▶ _REQUIREMENT_: Leave out the pictures, and retype only the lines from the beginning of the material through the line that contains "const lastLabel = '70%';", including both.

▶ _DATA EXCERPT_:
=-=-=-=-=

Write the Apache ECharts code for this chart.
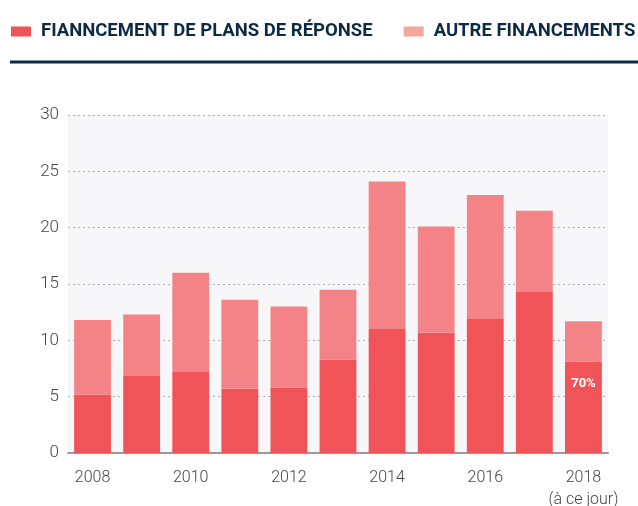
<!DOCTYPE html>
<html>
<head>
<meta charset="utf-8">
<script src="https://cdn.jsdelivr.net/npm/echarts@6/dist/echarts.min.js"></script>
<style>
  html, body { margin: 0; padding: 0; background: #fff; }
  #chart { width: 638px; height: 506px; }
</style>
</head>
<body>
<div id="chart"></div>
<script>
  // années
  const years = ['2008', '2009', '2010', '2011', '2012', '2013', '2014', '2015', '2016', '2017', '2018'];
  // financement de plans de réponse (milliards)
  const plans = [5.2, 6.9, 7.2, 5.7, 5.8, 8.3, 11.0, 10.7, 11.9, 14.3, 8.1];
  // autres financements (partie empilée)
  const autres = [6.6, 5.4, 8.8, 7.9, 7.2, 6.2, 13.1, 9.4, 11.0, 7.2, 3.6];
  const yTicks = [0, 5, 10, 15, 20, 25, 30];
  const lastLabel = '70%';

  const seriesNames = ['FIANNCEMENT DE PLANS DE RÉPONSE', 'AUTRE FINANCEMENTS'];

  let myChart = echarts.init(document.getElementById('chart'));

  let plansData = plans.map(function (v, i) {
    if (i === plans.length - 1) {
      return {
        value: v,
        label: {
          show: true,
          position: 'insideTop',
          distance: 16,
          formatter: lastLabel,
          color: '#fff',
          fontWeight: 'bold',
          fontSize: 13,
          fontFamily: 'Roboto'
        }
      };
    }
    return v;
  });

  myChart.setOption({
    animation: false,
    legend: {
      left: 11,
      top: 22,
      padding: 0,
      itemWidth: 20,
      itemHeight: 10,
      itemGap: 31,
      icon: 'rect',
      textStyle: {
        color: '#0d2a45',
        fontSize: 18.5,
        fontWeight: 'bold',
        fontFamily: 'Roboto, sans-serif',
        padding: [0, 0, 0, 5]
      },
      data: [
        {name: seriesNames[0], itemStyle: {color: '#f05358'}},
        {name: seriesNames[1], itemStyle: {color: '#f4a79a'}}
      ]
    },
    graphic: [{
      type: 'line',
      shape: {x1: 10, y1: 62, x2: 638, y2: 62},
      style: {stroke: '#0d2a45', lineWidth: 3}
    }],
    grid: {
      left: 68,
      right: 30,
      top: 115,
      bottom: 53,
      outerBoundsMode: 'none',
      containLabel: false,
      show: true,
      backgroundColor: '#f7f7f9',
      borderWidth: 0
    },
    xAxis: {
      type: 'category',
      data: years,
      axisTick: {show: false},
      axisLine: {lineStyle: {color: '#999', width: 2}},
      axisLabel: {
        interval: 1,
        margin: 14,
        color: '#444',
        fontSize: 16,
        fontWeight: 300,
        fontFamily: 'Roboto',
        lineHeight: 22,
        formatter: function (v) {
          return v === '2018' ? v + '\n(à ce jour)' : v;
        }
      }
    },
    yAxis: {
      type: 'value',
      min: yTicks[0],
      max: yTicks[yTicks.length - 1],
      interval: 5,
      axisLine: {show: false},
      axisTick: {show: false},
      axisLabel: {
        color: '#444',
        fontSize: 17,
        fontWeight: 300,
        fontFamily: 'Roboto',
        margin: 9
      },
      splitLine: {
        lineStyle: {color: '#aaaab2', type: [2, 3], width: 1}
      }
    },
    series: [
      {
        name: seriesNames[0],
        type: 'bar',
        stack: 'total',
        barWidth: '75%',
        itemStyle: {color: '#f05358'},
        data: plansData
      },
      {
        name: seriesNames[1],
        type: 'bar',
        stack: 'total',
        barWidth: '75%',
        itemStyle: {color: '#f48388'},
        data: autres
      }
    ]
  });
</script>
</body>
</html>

=-=-=-=-=

▶ _WRITTEN RESPONSE_:
Write the Apache ECharts code for this chart.
<!DOCTYPE html>
<html>
<head>
<meta charset="utf-8">
<script src="https://cdn.jsdelivr.net/npm/echarts@6/dist/echarts.min.js"></script>
<style>
  html, body { margin: 0; padding: 0; background: #fff; }
  #chart { width: 638px; height: 506px; }
</style>
</head>
<body>
<div id="chart"></div>
<script>
  // années
  const years = ['2008', '2009', '2010', '2011', '2012', '2013', '2014', '2015', '2016', '2017', '2018'];
  // financement de plans de réponse (milliards)
  const plans = [5.2, 6.9, 7.2, 5.7, 5.8, 8.3, 11.0, 10.7, 11.9, 14.3, 8.1];
  // autres financements (partie empilée)
  const autres = [6.6, 5.4, 8.8, 7.9, 7.2, 6.2, 13.1, 9.4, 11.0, 7.2, 3.6];
  const yTicks = [0, 5, 10, 15, 20, 25, 30];
  const lastLabel = '70%';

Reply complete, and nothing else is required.